预置舵角下超空泡航行体倾斜入水弹道特性研究

为了研究预置舵角下超空泡航行体倾斜入水弹道特性，开展了入水角为20°时的试验研究。超空泡航行体由空气炮加速获得入水初速度，采用高速摄像机记录入水空泡流型，同时由内测系统记录航行体的运动参数和尾部压力变化。对预置舵角为0°和20°时的试验结果进行对比分析，给出了预置舵角下航行体倾斜入水弹道特性，并进一步研究了不同预置舵角对弹道的影响。试验结果表明：预置舵角为0°时航行体以超空泡状态沿直线运动；预置舵角为20°时出现显著的尾拍现象，轴向力和法向力增大，弹道特征体现为偏向水面弯曲，航行体最终以双空泡状态航行，弹道偏转趋势提升；增大预置舵角有助于增强航行体的弹道偏转能力。

Research on the Trajectory Characteristics of Supercavitating Vehicle Obliquely Entering into Water at Preset Rudder Angle

A series of experiments of supercavitating vehicle at the entry angle of 20° are carried out to investigate the trajectory characteristics of supercavitating vehicle at preset rudder angle during oblique water-entry. An air cannon is set up to provide the initial velocity of supercavitating vehicle.
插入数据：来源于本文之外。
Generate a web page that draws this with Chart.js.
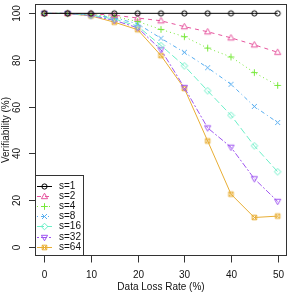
<!DOCTYPE html>
<html><head><meta charset="utf-8">
<script src="https://cdn.jsdelivr.net/npm/chart.js@4.4.1/dist/chart.umd.min.js"></script>
<style>html,body{margin:0;padding:0;background:#fff;}</style>
</head><body>
<canvas id="c" width="291" height="295" style="width:291px;height:295px;display:block"></canvas>
<script>
const lossRates = [0, 5, 10, 15, 20, 25, 30, 35, 40, 45, 50];
const s1  = [100, 100, 100, 100, 100, 100, 100, 100, 100, 100, 100];
const s2  = [100, 100, 99.8, 99.2, 98.0, 96.8, 94.3, 92.1, 89.5, 86.5, 83.3];
const s4  = [100, 100, 99.6, 98.6, 96.5, 93.1, 90.0, 85.1, 81.3, 74.6, 69.1];
const s8  = [100, 100, 99.4, 98.1, 95.5, 89.3, 83.3, 76.7, 69.6, 60.1, 53.2];
const s16 = [100, 100, 99.2, 97.6, 94.5, 86.2, 77.5, 66.8, 56.3, 43.2, 32.1];
const s32 = [100, 99.9, 99.0, 97.0, 93.8, 84.4, 68.2, 50.9, 42.6, 29.1, 19.4];
const s64 = [100, 99.9, 98.9, 96.2, 93.0, 81.9, 67.8, 45.3, 22.5, 12.5, 13.1];
const seriesLabels = ["s=1", "s=2", "s=4", "s=8", "s=16", "s=32", "s=64"];
const xTicks = [0, 10, 20, 30, 40, 50];
const yTicks = [0, 20, 40, 60, 80, 100];
const xTitle = "Data Loss Rate (%)";
const yTitle = "Verifiability (%)";

const seriesValues = [s1, s2, s4, s8, s16, s32, s64];
const colors = ["#000000", "#e6559e", "#77e83a", "#58aef0", "#6cefc8", "#9f55f0", "#e8ae35"];
const dashes = [[], [4, 4], [1, 3], [1, 3, 4, 3], [7, 3], [2, 2, 6, 2], []];
const shapes = ["circle", "tri", "plus", "x", "diamond", "dtri", "boxx"];

function marker(shape, color) {
  const c = document.createElement('canvas');
  c.width = 9; c.height = 9;
  const g = c.getContext('2d');
  g.strokeStyle = color; g.lineWidth = 1;
  const m = 4.5;
  g.beginPath();
  if (shape === "circle") { g.arc(m, m, 2.6, 0, Math.PI * 2); }
  else if (shape === "tri") { g.moveTo(m, m - 3.3); g.lineTo(m + 3.1, m + 2.2); g.lineTo(m - 3.1, m + 2.2); g.closePath(); }
  else if (shape === "dtri") { g.moveTo(m, m + 3.3); g.lineTo(m + 3.1, m - 2.2); g.lineTo(m - 3.1, m - 2.2); g.closePath(); }
  else if (shape === "plus") { g.moveTo(m - 3.3, m); g.lineTo(m + 3.3, m); g.moveTo(m, m - 3.3); g.lineTo(m, m + 3.3); }
  else if (shape === "x") { g.moveTo(m - 2.5, m - 2.5); g.lineTo(m + 2.5, m + 2.5); g.moveTo(m + 2.5, m - 2.5); g.lineTo(m - 2.5, m + 2.5); }
  else if (shape === "diamond") { g.moveTo(m, m - 3.3); g.lineTo(m + 3.3, m); g.lineTo(m, m + 3.3); g.lineTo(m - 3.3, m); g.closePath(); }
  else if (shape === "boxx") { g.rect(m - 2.3, m - 2.3, 4.6, 4.6); g.moveTo(m - 2.3, m - 2.3); g.lineTo(m + 2.3, m + 2.3); g.moveTo(m + 2.3, m - 2.3); g.lineTo(m - 2.3, m + 2.3); }
  g.stroke();
  return c;
}

const datasets = seriesValues.map((vals, i) => ({
  label: seriesLabels[i],
  data: vals.map((v, j) => ({ x: lossRates[j], y: v })),
  borderColor: colors[i],
  backgroundColor: 'rgba(0,0,0,0)',
  borderWidth: 1,
  borderDash: dashes[i],
  pointStyle: marker(shapes[i], colors[i]),
  pointRadius: 3,
  pointHoverRadius: 3,
  tension: 0,
  fill: false
}));

const FONT = '10px "Liberation Sans", Arial, sans-serif';
const AXC = '#333333';

const decor = {
  id: 'decor',
  afterDraw(chart) {
    const ctx = chart.ctx, a = chart.chartArea;
    const xs = chart.scales.x, ys = chart.scales.y;
    ctx.save();
    ctx.strokeStyle = AXC; ctx.lineWidth = 1; ctx.setLineDash([]);
    ctx.strokeRect(a.left + 0.5, a.top + 0.5, a.right - a.left - 1, a.bottom - a.top - 1);
    ctx.font = FONT; ctx.fillStyle = '#111';
    // x ticks
    ctx.textAlign = 'center'; ctx.textBaseline = 'middle';
    xTicks.forEach(t => {
      const px = Math.round(xs.getPixelForValue(t)) + 0.5;
      ctx.beginPath(); ctx.moveTo(px, a.bottom - 0.5); ctx.lineTo(px, a.bottom + 6.5); ctx.stroke();
      ctx.fillText(String(t), px, 275);
    });
    ctx.fillText(xTitle, (xs.getPixelForValue(0) + xs.getPixelForValue(50)) / 2, 287);
    // y ticks
    yTicks.forEach(t => {
      const py = Math.round(ys.getPixelForValue(t)) + 0.5;
      ctx.beginPath(); ctx.moveTo(a.left + 0.5, py); ctx.lineTo(a.left - 6, py); ctx.stroke();
      ctx.save(); ctx.translate(17.5, py); ctx.rotate(-Math.PI / 2);
      ctx.fillText(String(t), 0, 0); ctx.restore();
    });
    ctx.save(); ctx.translate(6.5, (ys.getPixelForValue(0) + ys.getPixelForValue(100)) / 2); ctx.rotate(-Math.PI / 2);
    ctx.fillText(yTitle, 0, 0); ctx.restore();
    // legend
    const lx = a.left, ly = 175, lw = 48, lh = a.bottom - ly;
    ctx.fillStyle = '#fff';
    ctx.fillRect(lx, ly, lw, lh);
    ctx.strokeStyle = AXC;
    ctx.strokeRect(lx + 0.5, ly + 0.5, lw, lh - 1);
    chart.data.datasets.forEach((d, i) => {
      const y = Math.round(185.7 + i * 10.17) + 0.5;
      ctx.strokeStyle = d.borderColor; ctx.setLineDash(d.borderDash);
      ctx.beginPath(); ctx.moveTo(37, y); ctx.lineTo(52, y); ctx.stroke();
      ctx.setLineDash([]);
      ctx.drawImage(d.pointStyle, 44.5 - 4.5, y - 4.5);
      ctx.fillStyle = '#111'; ctx.textAlign = 'left'; ctx.textBaseline = 'middle';
      ctx.fillText(d.label, 59, y);
    });
    ctx.restore();
  }
};

new Chart(document.getElementById('c'), {
  type: 'line',
  data: { datasets },
  options: {
    responsive: false,
    animation: false,
    devicePixelRatio: 1,
    layout: { padding: { left: 35, right: 1, top: 0, bottom: 39 } },
    plugins: { legend: { display: false }, tooltip: { enabled: false } },
    scales: {
      x: { type: 'linear', min: -2, max: 52, display: false },
      y: { type: 'linear', min: -4, max: 104, display: false }
    }
  },
  plugins: [decor]
});
</script>
</body></html>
The flow pattern in water-entry cavity is captured by using a high-speed video camera, and the variations of the motion parameters and tail pressure are recorded by using a built-in measuring system. The experimental results of supercavitating vehicle navigating at the preset rudder angles of 0° and 20° are analyzed in detail, and the water-entry trajectory characteristics of supercavitating vehicle are given. The influences of different preset rudder angles on the trajectory are further studied. The experimental results show that the vehicle moves along a straight line in a supercavitation state when the preset rudder angle is 0°; a remarkable tail-slapping phenomenon arises, and the axial force and the normal force increase when the preset rudder angle is 20°, thus causing the trajectory to bend to the surface of the water. The vehicle eventually navigates in the state of double-cavity, with enhancing the trajectory deflection. Increasing the preset rudder angle can improve the deflection ability of the vehicle.